Simply put, the Canadian premiers are not alone in wanting to capture the “wealth and jobs” that come along with developing energy projects.
LeBlanc also notes that Atlantic Canada is not the only area looking to pounce on the energy needs of New England. For example, there are states in the American Midwest that want to build transmission lines to New England and pump in their own power.
“We’re an obvious player in the market, but we’re not the only player,” LeBlanc said from his home base in Yarmouth County, N.S., where he has returned to the family-run fish and lobster wholesale company he started in 1993, N. LeBlanc Enterprises Ltd.
Another problem, notes LeBlanc, is the lack of transmission capacity needed to actually carry the excess power from eastern Canada to the U.S. Currently there is a bottleneck in the power lines that flow over the border, he says.
“Even if you had the power, the question is: how do you get it there? Nothing happens quickly,” he said.
Despite those snags, LeBlanc contends Canada still figures prominently in providing New England with clean, renewable energy at reasonable prices.
And New England is not without its own problems, he added. LeBlanc points to the years of debate and wrangling over the Cape Wind project, which involves building America’s first offshore wind farm – 130 wind turbines off Cape Cod.
The delay of such projects, he contends, reveals the opportunity for eastern Canada.
“There is time for the Atlantic provinces and Quebec to put their best foot forward.

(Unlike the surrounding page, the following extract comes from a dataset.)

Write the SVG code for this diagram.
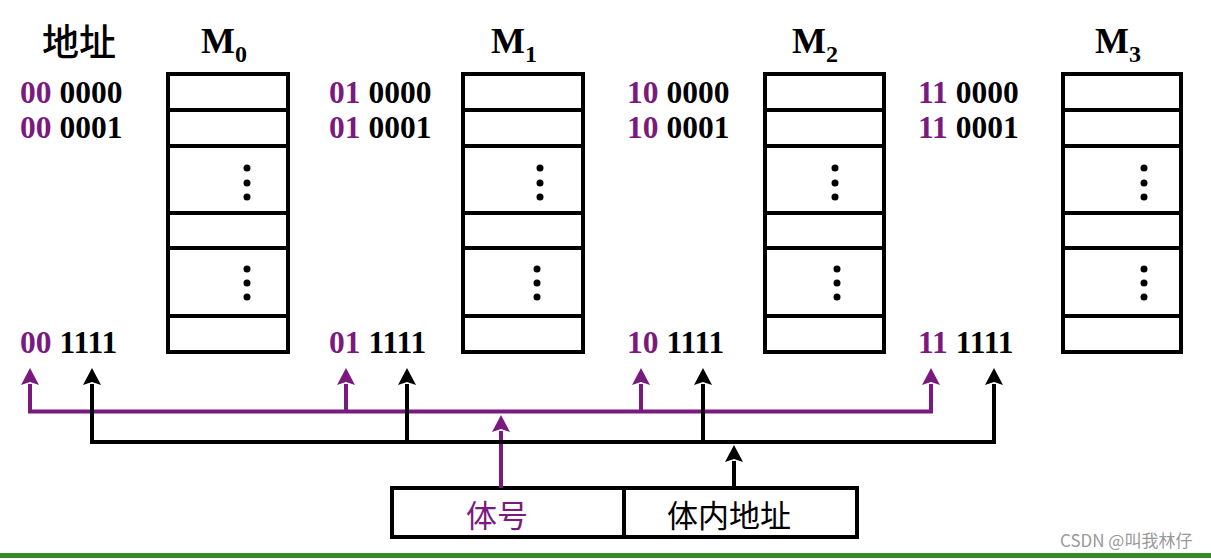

We have a lot of natural resources here, which we can hopefully take advantage of,” he said. “It’s a win-win situation if we can do it.”
LeBlanc, a former Progressive Conservative politician in Nova Scotia, was appointed consul general to New England in August 2006.
He is being replaced by former Conservative P.E.I. premier Pat Binns, who has served as ambassador to Ireland since 2007.
The consul general position involves promoting Canadian trade and investment, and lobbying on behalf of the Canadian provinces in New England.
LeBlanc said his time in the post was “wonderful,” but not without its challenges.
“I come from a small province where it didn’t take long to know most of the players,” he said. “But Massachusetts alone has eight million people. It was a much bigger pond and it was challenging to get known. It took a while. But it was a good experience.”